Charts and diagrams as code
- - - -

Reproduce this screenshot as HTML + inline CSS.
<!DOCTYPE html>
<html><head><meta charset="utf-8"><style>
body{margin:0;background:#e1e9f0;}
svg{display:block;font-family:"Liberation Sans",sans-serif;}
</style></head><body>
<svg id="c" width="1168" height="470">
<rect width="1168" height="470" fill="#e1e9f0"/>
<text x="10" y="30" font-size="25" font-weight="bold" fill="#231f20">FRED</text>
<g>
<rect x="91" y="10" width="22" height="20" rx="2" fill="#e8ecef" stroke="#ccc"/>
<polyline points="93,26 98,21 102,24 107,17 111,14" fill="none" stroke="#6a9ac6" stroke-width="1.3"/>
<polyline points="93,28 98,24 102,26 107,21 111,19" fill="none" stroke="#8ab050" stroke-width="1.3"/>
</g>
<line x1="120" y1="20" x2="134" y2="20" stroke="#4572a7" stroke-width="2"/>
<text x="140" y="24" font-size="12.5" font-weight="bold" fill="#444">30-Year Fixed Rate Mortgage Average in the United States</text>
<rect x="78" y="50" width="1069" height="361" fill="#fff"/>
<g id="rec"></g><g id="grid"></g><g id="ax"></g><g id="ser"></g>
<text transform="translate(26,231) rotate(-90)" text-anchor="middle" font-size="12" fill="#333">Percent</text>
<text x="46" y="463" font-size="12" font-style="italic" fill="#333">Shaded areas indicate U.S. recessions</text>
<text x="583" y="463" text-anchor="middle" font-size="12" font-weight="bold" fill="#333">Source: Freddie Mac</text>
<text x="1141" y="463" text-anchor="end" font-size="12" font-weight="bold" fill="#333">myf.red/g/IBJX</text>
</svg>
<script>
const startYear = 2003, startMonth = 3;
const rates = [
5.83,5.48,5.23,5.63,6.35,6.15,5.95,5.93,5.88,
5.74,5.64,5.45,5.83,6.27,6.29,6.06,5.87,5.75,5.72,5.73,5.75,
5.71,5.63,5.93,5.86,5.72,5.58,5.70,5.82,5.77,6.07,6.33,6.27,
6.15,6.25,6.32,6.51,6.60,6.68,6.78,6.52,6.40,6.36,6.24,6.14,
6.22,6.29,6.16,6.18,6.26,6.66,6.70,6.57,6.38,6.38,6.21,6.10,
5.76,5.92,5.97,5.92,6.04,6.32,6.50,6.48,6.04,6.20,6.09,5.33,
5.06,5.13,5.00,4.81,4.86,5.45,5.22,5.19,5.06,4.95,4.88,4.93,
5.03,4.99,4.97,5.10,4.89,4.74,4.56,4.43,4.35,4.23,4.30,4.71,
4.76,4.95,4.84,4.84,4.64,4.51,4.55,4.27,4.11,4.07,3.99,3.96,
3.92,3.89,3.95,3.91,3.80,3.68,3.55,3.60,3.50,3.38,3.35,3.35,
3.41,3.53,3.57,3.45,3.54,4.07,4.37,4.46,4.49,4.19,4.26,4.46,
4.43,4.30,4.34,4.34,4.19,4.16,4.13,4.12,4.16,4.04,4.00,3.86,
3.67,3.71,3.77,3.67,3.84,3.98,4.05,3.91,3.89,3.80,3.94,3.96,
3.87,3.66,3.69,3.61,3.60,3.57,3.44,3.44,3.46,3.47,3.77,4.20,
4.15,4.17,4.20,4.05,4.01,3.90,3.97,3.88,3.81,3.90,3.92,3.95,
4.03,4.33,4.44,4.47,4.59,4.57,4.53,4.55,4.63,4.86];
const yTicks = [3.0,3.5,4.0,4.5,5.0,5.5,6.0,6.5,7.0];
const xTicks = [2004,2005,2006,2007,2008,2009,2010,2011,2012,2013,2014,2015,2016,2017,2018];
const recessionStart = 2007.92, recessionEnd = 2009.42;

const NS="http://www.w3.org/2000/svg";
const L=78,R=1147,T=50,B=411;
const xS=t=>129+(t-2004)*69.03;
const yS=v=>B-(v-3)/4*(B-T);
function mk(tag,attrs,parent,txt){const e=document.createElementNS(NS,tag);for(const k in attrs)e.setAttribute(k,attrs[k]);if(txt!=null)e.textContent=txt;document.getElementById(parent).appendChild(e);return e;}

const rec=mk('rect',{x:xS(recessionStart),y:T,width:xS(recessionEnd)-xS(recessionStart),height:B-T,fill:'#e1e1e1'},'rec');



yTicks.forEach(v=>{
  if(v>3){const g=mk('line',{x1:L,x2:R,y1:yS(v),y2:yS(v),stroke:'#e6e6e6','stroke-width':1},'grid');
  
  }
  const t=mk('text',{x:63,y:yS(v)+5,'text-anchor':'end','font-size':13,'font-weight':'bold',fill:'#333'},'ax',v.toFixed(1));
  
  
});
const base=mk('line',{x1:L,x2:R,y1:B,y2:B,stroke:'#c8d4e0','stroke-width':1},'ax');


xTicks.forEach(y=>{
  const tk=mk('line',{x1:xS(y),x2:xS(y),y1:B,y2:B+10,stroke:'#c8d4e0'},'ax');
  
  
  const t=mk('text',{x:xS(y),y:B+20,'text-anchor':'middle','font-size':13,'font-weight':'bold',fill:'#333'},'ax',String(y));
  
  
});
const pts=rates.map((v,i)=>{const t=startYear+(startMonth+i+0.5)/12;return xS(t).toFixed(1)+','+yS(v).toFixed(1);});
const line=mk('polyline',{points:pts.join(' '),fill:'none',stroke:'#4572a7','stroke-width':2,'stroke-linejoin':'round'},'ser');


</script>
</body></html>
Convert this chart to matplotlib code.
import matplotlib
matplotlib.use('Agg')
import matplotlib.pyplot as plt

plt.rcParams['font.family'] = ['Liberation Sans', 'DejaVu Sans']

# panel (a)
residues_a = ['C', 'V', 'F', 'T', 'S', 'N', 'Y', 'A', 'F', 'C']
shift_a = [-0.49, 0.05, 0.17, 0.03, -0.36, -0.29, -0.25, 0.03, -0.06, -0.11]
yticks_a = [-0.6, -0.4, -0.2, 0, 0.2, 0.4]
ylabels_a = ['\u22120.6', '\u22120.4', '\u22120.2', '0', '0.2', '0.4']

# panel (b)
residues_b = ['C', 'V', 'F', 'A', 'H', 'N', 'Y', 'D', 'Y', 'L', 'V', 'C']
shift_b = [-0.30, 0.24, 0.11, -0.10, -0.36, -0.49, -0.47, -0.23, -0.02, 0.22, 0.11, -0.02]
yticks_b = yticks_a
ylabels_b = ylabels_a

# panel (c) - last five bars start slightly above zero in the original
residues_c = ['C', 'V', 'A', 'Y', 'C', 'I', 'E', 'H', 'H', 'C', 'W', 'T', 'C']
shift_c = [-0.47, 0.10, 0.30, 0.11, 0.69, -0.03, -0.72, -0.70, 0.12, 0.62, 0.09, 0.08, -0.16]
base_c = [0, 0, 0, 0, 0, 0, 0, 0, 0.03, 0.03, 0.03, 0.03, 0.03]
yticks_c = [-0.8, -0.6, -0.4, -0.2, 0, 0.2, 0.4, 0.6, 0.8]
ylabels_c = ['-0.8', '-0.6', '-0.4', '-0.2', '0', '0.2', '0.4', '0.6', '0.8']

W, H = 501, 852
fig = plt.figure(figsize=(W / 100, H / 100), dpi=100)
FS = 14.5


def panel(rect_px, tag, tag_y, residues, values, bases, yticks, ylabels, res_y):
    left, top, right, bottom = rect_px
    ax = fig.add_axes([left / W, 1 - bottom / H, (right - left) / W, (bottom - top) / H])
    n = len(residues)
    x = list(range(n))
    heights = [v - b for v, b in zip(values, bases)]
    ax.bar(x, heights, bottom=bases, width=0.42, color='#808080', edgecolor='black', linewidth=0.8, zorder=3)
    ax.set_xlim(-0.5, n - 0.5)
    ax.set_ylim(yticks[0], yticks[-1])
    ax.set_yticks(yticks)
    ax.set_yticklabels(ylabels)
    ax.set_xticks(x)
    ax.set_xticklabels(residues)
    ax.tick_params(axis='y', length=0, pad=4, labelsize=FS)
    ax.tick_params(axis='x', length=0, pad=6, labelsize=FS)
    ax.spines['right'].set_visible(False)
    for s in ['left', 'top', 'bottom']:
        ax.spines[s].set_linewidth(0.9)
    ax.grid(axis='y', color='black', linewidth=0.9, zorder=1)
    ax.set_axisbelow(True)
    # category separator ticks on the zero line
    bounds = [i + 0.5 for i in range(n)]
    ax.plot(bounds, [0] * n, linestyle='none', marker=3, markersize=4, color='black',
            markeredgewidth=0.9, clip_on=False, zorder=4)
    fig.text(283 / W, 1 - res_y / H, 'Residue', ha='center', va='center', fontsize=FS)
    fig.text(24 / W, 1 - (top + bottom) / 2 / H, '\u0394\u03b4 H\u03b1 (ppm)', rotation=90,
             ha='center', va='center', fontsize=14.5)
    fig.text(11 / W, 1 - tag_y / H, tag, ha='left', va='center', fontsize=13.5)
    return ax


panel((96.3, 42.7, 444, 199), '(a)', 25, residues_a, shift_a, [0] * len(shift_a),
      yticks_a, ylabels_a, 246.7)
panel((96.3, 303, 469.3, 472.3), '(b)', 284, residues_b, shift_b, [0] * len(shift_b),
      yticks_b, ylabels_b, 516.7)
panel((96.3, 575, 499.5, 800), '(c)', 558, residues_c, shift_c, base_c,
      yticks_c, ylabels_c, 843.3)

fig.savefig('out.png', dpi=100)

- - - -

Task statement » Write out only the lines that run from the line containing "Convert this chart to matplotlib code." through the line containing "['\u22120.6', '\u22120.4', '\u22120.2', '0', '0.2', '0.4']", both included, exactly as they appear above.

The solution »
Convert this chart to matplotlib code.
import matplotlib
matplotlib.use('Agg')
import matplotlib.pyplot as plt

plt.rcParams['font.family'] = ['Liberation Sans', 'DejaVu Sans']

# panel (a)
residues_a = ['C', 'V', 'F', 'T', 'S', 'N', 'Y', 'A', 'F', 'C']
shift_a = [-0.49, 0.05, 0.17, 0.03, -0.36, -0.29, -0.25, 0.03, -0.06, -0.11]
yticks_a = [-0.6, -0.4, -0.2, 0, 0.2, 0.4]
ylabels_a = ['\u22120.6', '\u22120.4', '\u22120.2', '0', '0.2', '0.4']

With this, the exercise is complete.